* _TASK DESCRIPTION_: Look through the data for the string "chart". Copy every line where it is found.

* _PROVIDED DATA_:
───
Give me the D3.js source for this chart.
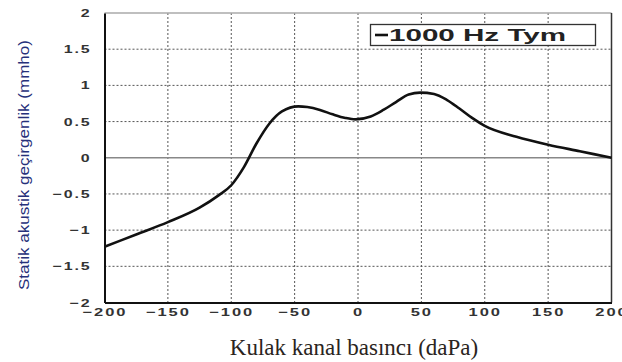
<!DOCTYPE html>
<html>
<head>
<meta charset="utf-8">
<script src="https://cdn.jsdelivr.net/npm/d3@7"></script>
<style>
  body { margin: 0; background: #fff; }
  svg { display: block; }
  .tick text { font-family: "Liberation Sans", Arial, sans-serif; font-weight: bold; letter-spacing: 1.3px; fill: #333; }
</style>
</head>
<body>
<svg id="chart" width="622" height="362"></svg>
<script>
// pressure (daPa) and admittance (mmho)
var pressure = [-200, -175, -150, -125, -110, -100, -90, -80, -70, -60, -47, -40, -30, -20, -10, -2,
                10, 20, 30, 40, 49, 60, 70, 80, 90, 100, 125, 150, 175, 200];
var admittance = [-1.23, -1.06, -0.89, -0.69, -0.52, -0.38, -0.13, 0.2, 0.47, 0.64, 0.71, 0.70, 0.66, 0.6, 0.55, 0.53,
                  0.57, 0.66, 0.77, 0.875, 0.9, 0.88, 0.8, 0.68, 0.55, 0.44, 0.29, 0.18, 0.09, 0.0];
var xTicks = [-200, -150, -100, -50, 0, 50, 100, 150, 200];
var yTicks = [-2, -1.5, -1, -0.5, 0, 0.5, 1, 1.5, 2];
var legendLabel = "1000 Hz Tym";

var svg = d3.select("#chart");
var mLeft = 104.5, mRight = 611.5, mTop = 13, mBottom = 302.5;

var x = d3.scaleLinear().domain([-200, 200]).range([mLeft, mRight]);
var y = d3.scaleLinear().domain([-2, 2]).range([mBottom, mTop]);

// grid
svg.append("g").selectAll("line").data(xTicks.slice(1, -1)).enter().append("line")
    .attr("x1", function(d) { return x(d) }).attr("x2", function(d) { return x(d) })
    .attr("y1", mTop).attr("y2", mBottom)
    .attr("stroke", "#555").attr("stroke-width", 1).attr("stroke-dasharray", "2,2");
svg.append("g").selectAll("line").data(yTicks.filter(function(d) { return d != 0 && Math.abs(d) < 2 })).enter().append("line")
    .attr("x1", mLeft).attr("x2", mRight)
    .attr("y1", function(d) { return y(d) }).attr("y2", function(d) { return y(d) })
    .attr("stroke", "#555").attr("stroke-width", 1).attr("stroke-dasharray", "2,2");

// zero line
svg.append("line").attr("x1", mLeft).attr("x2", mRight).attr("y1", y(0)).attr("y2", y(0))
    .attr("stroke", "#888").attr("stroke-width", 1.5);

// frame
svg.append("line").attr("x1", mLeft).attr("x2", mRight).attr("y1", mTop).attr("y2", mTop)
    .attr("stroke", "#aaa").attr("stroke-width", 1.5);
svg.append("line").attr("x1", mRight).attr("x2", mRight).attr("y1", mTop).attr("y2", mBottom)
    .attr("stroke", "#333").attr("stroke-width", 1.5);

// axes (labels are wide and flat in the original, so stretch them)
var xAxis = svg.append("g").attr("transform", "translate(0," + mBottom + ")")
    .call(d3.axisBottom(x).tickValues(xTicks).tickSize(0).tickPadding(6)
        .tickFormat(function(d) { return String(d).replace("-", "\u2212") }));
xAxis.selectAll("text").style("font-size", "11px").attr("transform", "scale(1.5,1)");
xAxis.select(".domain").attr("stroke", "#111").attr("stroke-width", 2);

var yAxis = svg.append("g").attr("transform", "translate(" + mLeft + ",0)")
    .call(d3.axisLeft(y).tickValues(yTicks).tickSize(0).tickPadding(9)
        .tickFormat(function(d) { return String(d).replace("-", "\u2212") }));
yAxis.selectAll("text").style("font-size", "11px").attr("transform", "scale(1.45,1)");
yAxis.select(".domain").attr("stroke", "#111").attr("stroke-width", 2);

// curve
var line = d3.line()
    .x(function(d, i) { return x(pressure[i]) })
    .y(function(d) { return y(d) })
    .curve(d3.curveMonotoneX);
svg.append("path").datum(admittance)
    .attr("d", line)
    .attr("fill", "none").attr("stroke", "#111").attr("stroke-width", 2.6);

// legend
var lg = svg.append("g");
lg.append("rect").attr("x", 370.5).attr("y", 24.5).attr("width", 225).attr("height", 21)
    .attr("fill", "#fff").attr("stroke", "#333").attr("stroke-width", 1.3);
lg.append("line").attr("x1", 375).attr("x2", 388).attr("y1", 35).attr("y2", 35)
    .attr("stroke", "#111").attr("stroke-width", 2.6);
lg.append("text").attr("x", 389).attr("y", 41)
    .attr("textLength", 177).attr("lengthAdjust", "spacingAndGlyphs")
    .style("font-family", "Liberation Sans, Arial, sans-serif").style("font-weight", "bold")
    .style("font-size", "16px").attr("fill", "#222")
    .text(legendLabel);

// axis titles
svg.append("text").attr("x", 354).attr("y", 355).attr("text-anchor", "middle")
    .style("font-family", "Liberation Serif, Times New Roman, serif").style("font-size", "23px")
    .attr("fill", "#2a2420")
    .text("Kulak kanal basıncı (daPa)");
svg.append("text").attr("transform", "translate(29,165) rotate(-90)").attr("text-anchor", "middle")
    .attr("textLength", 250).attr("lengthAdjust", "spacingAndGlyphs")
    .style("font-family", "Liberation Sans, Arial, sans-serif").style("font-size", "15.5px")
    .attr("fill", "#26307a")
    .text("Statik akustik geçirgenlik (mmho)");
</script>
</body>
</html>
───
* _THE SOLUTION_:
Give me the D3.js source for this chart.
<svg id="chart" width="622" height="362"></svg>
var svg = d3.select("#chart");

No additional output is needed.